(Plotting code records)
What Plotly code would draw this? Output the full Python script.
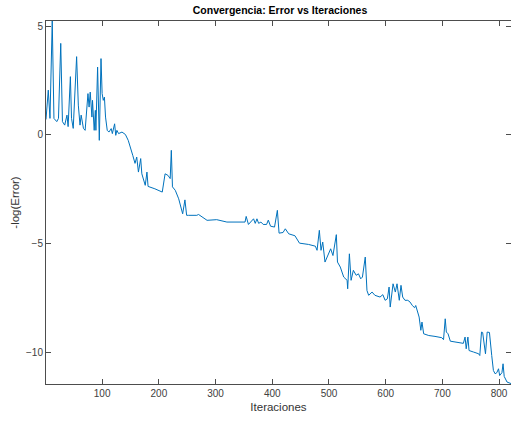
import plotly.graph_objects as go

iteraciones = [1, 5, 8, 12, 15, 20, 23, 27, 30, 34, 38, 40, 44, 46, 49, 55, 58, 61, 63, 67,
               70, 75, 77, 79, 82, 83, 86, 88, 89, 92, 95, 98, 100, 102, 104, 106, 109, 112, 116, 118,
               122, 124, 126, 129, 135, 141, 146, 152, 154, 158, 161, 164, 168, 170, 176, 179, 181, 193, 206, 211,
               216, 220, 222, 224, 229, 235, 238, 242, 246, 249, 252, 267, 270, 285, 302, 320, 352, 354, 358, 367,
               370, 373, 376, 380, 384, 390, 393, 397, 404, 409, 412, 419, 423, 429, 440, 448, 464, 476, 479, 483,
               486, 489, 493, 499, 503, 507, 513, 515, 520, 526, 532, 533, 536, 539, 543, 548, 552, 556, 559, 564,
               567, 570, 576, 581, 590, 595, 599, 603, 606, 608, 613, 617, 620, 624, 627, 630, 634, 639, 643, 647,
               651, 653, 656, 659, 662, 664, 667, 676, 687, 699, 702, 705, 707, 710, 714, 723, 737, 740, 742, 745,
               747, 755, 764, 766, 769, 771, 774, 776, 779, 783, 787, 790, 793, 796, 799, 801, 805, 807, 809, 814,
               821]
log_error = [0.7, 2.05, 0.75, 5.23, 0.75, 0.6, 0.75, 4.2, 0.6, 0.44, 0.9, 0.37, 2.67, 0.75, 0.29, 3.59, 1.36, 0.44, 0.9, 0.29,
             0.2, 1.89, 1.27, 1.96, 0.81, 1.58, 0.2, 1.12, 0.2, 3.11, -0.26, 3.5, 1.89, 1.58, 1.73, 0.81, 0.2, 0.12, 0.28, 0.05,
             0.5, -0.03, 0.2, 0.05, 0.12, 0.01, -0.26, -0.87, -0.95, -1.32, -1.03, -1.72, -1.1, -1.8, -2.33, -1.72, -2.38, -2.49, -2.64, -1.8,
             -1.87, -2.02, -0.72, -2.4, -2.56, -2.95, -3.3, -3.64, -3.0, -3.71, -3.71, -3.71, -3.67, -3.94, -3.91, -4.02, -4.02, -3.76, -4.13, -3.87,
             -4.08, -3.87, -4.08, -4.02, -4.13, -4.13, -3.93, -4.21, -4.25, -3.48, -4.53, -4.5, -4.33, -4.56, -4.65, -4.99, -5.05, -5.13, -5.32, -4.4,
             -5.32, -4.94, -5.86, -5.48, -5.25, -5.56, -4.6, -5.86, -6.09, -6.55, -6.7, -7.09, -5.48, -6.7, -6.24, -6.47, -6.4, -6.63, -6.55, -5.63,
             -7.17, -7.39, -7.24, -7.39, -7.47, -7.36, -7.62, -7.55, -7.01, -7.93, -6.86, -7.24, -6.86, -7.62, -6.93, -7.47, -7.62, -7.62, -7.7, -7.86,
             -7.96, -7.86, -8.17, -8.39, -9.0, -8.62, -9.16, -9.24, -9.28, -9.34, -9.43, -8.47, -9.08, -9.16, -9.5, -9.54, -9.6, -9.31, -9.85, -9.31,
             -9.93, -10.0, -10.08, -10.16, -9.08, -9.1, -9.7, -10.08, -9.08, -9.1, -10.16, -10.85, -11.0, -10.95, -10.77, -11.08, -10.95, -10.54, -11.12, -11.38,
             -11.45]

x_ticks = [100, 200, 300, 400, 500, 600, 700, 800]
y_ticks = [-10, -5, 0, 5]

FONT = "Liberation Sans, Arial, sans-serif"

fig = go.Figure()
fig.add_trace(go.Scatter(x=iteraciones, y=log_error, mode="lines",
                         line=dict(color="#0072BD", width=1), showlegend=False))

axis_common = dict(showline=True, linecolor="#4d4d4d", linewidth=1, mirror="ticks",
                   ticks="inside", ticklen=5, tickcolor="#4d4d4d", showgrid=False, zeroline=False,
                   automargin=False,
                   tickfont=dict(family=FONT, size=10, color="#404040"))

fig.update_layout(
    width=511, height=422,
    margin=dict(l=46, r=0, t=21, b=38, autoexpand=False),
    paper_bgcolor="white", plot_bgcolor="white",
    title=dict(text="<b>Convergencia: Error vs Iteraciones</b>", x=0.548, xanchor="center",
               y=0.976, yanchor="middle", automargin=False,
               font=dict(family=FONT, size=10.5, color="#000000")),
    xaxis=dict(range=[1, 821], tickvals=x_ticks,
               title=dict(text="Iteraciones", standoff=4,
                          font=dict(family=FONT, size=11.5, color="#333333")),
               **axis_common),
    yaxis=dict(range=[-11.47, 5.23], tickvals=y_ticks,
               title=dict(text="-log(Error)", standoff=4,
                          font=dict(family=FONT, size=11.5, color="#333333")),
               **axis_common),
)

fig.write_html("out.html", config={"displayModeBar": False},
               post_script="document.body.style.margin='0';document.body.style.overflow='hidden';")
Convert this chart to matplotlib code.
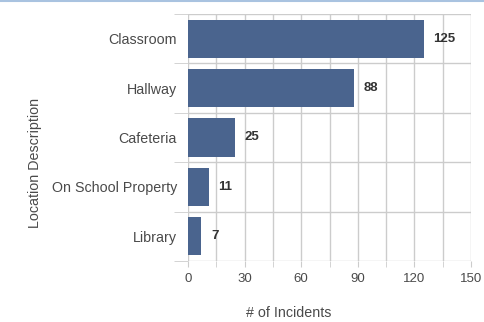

What you will do.
Quote the preceding records in their entirety, excluding every picture.

Task response.
What Plotly code would draw this? Output the full Python script.
import plotly.graph_objects as go

iteraciones = [1, 5, 8, 12, 15, 20, 23, 27, 30, 34, 38, 40, 44, 46, 49, 55, 58, 61, 63, 67,
               70, 75, 77, 79, 82, 83, 86, 88, 89, 92, 95, 98, 100, 102, 104, 106, 109, 112, 116, 118,
               122, 124, 126, 129, 135, 141, 146, 152, 154, 158, 161, 164, 168, 170, 176, 179, 181, 193, 206, 211,
               216, 220, 222, 224, 229, 235, 238, 242, 246, 249, 252, 267, 270, 285, 302, 320, 352, 354, 358, 367,
               370, 373, 376, 380, 384, 390, 393, 397, 404, 409, 412, 419, 423, 429, 440, 448, 464, 476, 479, 483,
               486, 489, 493, 499, 503, 507, 513, 515, 520, 526, 532, 533, 536, 539, 543, 548, 552, 556, 559, 564,
               567, 570, 576, 581, 590, 595, 599, 603, 606, 608, 613, 617, 620, 624, 627, 630, 634, 639, 643, 647,
               651, 653, 656, 659, 662, 664, 667, 676, 687, 699, 702, 705, 707, 710, 714, 723, 737, 740, 742, 745,
               747, 755, 764, 766, 769, 771, 774, 776, 779, 783, 787, 790, 793, 796, 799, 801, 805, 807, 809, 814,
               821]
log_error = [0.7, 2.05, 0.75, 5.23, 0.75, 0.6, 0.75, 4.2, 0.6, 0.44, 0.9, 0.37, 2.67, 0.75, 0.29, 3.59, 1.36, 0.44, 0.9, 0.29,
             0.2, 1.89, 1.27, 1.96, 0.81, 1.58, 0.2, 1.12, 0.2, 3.11, -0.26, 3.5, 1.89, 1.58, 1.73, 0.81, 0.2, 0.12, 0.28, 0.05,
             0.5, -0.03, 0.2, 0.05, 0.12, 0.01, -0.26, -0.87, -0.95, -1.32, -1.03, -1.72, -1.1, -1.8, -2.33, -1.72, -2.38, -2.49, -2.64, -1.8,
             -1.87, -2.02, -0.72, -2.4, -2.56, -2.95, -3.3, -3.64, -3.0, -3.71, -3.71, -3.71, -3.67, -3.94, -3.91, -4.02, -4.02, -3.76, -4.13, -3.87,
             -4.08, -3.87, -4.08, -4.02, -4.13, -4.13, -3.93, -4.21, -4.25, -3.48, -4.53, -4.5, -4.33, -4.56, -4.65, -4.99, -5.05, -5.13, -5.32, -4.4,
             -5.32, -4.94, -5.86, -5.48, -5.25, -5.56, -4.6, -5.86, -6.09, -6.55, -6.7, -7.09, -5.48, -6.7, -6.24, -6.47, -6.4, -6.63, -6.55, -5.63,
             -7.17, -7.39, -7.24, -7.39, -7.47, -7.36, -7.62, -7.55, -7.01, -7.93, -6.86, -7.24, -6.86, -7.62, -6.93, -7.47, -7.62, -7.62, -7.7, -7.86,
             -7.96, -7.86, -8.17, -8.39, -9.0, -8.62, -9.16, -9.24, -9.28, -9.34, -9.43, -8.47, -9.08, -9.16, -9.5, -9.54, -9.6, -9.31, -9.85, -9.31,
             -9.93, -10.0, -10.08, -10.16, -9.08, -9.1, -9.7, -10.08, -9.08, -9.1, -10.16, -10.85, -11.0, -10.95, -10.77, -11.08, -10.95, -10.54, -11.12, -11.38,
             -11.45]

x_ticks = [100, 200, 300, 400, 500, 600, 700, 800]
y_ticks = [-10, -5, 0, 5]

FONT = "Liberation Sans, Arial, sans-serif"

fig = go.Figure()
fig.add_trace(go.Scatter(x=iteraciones, y=log_error, mode="lines",
                         line=dict(color="#0072BD", width=1), showlegend=False))

axis_common = dict(showline=True, linecolor="#4d4d4d", linewidth=1, mirror="ticks",
                   ticks="inside", ticklen=5, tickcolor="#4d4d4d", showgrid=False, zeroline=False,
                   automargin=False,
                   tickfont=dict(family=FONT, size=10, color="#404040"))

fig.update_layout(
    width=511, height=422,
    margin=dict(l=46, r=0, t=21, b=38, autoexpand=False),
    paper_bgcolor="white", plot_bgcolor="white",
    title=dict(text="<b>Convergencia: Error vs Iteraciones</b>", x=0.548, xanchor="center",
               y=0.976, yanchor="middle", automargin=False,
               font=dict(family=FONT, size=10.5, color="#000000")),
    xaxis=dict(range=[1, 821], tickvals=x_ticks,
               title=dict(text="Iteraciones", standoff=4,
                          font=dict(family=FONT, size=11.5, color="#333333")),
               **axis_common),
    yaxis=dict(range=[-11.47, 5.23], tickvals=y_ticks,
               title=dict(text="-log(Error)", standoff=4,
                          font=dict(family=FONT, size=11.5, color="#333333")),
               **axis_common),
)

fig.write_html("out.html", config={"displayModeBar": False},
               post_script="document.body.style.margin='0';document.body.style.overflow='hidden';")
Convert this chart to matplotlib code.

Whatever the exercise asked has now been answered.